**WHAT THE TASK ASKS:**
Retype exactly what runs from the first line of the data to the line with "import numpy as np", keeping both of those lines and skipping pictures.

**SOURCE EXCERPT:**
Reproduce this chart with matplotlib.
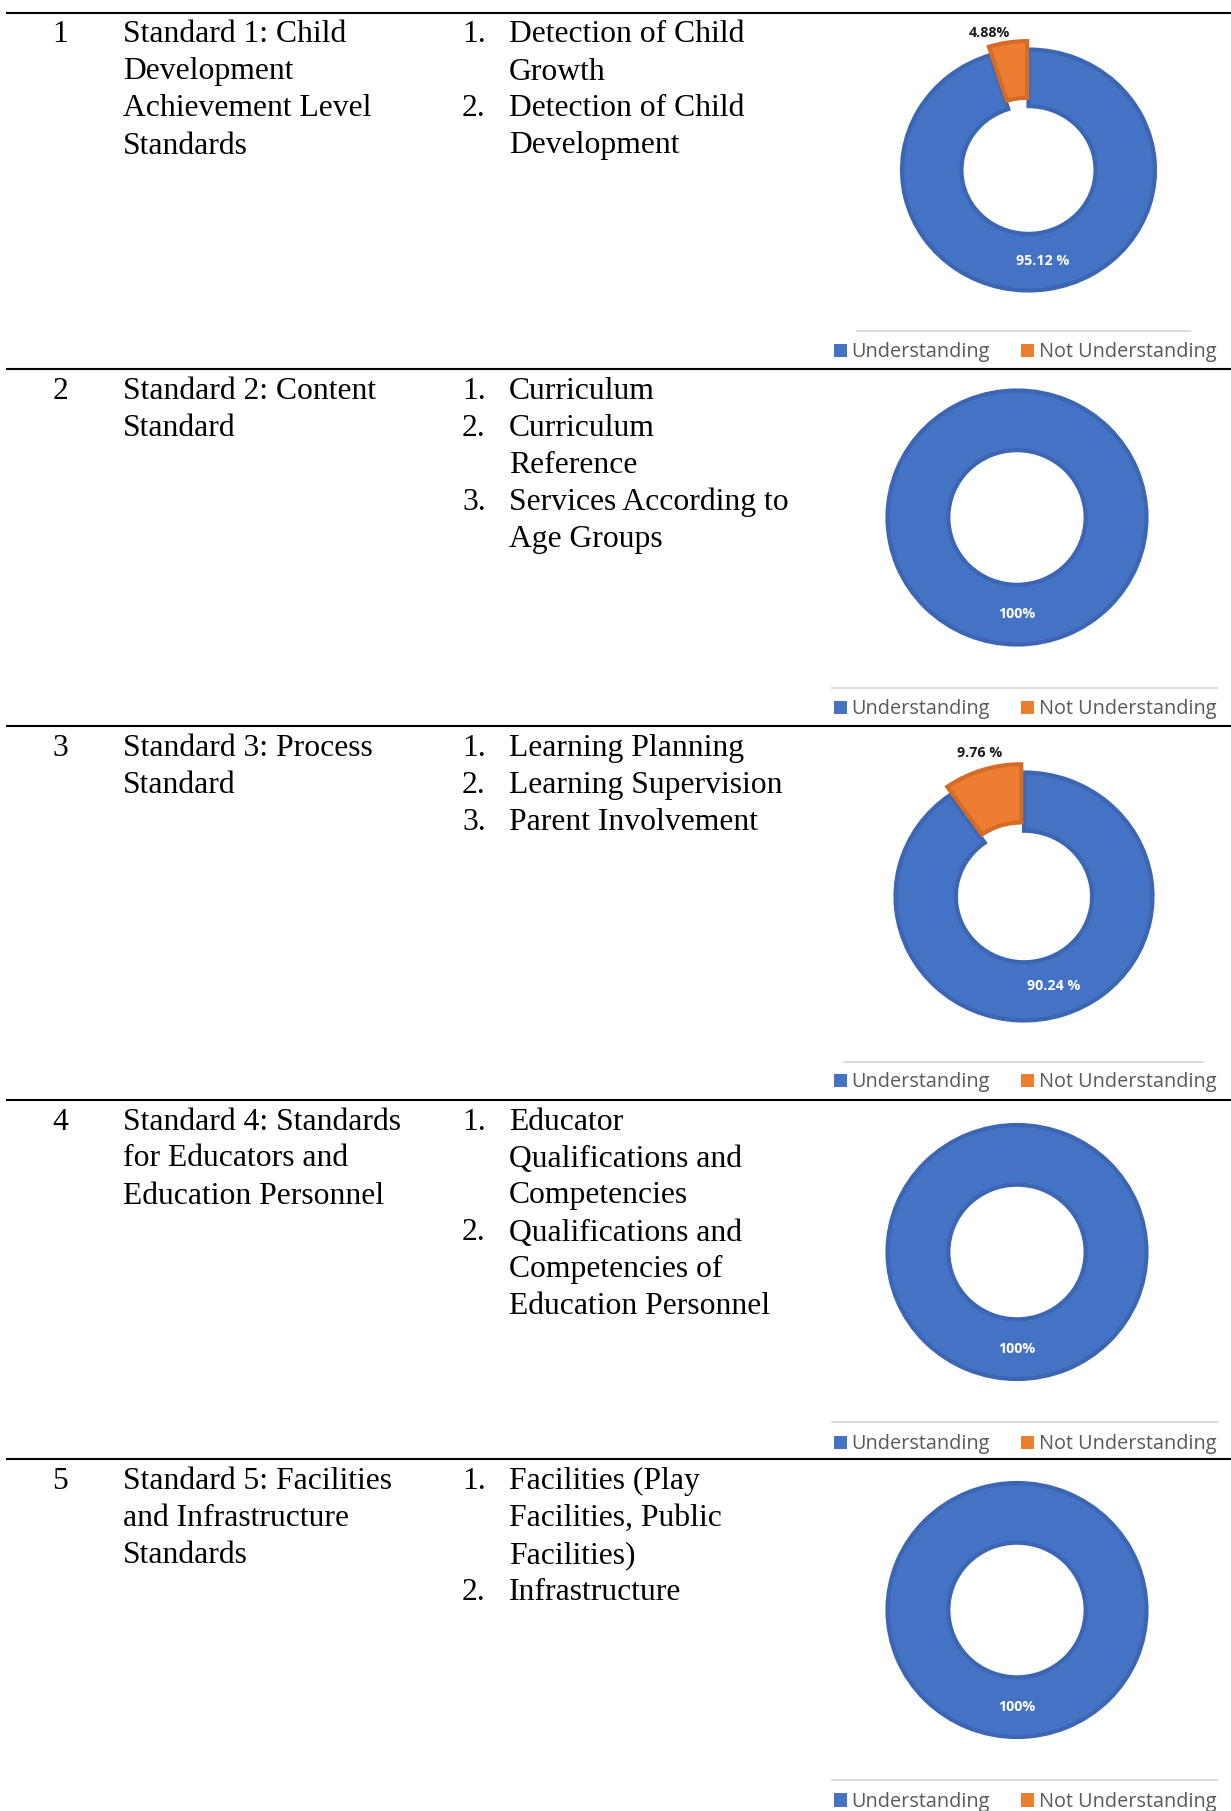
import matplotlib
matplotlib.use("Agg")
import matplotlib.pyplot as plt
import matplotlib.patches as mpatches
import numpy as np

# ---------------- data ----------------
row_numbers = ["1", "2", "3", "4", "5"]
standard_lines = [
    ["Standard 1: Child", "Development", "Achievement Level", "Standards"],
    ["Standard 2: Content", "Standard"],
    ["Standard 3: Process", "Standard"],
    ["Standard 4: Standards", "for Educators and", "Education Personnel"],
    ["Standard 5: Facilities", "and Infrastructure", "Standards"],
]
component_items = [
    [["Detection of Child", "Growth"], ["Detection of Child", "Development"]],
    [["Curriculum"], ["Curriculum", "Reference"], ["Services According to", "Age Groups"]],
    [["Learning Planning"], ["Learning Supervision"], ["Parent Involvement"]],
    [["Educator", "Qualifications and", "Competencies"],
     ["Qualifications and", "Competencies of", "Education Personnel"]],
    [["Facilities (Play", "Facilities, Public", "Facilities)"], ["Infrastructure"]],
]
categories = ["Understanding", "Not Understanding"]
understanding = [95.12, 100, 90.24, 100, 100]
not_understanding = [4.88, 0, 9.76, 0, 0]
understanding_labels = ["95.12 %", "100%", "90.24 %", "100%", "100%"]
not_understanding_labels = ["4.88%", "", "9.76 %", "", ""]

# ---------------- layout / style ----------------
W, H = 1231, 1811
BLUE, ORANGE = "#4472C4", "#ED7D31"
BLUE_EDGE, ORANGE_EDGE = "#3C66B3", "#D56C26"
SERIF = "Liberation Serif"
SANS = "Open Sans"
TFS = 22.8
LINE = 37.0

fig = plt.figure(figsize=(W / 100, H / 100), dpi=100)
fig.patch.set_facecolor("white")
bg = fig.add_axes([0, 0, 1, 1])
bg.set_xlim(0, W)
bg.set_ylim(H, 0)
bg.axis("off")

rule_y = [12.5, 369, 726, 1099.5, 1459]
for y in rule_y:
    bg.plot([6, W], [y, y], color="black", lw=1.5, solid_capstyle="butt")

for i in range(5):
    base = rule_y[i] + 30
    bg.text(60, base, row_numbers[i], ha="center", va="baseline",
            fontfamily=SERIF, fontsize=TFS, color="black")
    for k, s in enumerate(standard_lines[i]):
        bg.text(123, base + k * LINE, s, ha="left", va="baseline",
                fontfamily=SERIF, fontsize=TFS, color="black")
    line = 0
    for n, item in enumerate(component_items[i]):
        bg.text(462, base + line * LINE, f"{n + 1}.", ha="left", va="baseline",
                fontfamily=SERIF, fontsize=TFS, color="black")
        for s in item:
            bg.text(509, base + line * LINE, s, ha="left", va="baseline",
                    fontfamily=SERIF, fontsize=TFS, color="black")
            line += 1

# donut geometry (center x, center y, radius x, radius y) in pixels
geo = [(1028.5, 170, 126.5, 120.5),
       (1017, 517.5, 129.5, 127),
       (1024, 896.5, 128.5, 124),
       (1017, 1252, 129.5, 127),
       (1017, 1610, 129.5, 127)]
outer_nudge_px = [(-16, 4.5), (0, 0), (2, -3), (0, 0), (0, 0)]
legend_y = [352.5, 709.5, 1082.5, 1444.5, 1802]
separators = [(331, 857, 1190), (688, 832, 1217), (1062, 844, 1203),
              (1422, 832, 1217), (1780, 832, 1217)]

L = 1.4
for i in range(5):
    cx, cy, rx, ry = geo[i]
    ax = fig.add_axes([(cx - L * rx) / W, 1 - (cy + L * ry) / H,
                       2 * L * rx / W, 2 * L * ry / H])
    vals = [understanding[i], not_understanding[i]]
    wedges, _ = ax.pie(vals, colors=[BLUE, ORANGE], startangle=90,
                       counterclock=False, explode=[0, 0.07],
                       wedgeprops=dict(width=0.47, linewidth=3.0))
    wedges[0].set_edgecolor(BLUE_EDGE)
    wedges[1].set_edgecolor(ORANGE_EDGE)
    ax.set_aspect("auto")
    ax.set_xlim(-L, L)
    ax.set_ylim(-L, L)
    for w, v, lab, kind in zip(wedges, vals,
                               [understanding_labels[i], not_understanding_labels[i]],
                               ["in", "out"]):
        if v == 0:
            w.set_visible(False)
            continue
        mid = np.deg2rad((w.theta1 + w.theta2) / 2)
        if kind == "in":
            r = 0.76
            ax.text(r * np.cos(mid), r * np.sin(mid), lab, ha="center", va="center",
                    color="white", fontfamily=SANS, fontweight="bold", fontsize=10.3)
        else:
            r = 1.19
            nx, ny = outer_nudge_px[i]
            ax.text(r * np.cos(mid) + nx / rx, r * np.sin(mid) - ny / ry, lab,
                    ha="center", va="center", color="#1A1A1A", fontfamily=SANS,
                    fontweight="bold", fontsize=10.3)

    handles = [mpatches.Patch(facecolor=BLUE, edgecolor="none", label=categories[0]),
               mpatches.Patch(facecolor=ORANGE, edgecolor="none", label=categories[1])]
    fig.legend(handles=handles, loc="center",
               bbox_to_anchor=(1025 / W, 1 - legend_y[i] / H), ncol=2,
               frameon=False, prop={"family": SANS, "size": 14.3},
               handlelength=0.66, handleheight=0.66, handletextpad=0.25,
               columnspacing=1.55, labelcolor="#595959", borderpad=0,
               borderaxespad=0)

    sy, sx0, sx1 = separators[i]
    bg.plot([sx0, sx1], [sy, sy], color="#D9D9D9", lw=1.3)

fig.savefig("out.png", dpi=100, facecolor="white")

**SOLUTION:**
Reproduce this chart with matplotlib.
import matplotlib
matplotlib.use("Agg")
import matplotlib.pyplot as plt
import matplotlib.patches as mpatches
import numpy as np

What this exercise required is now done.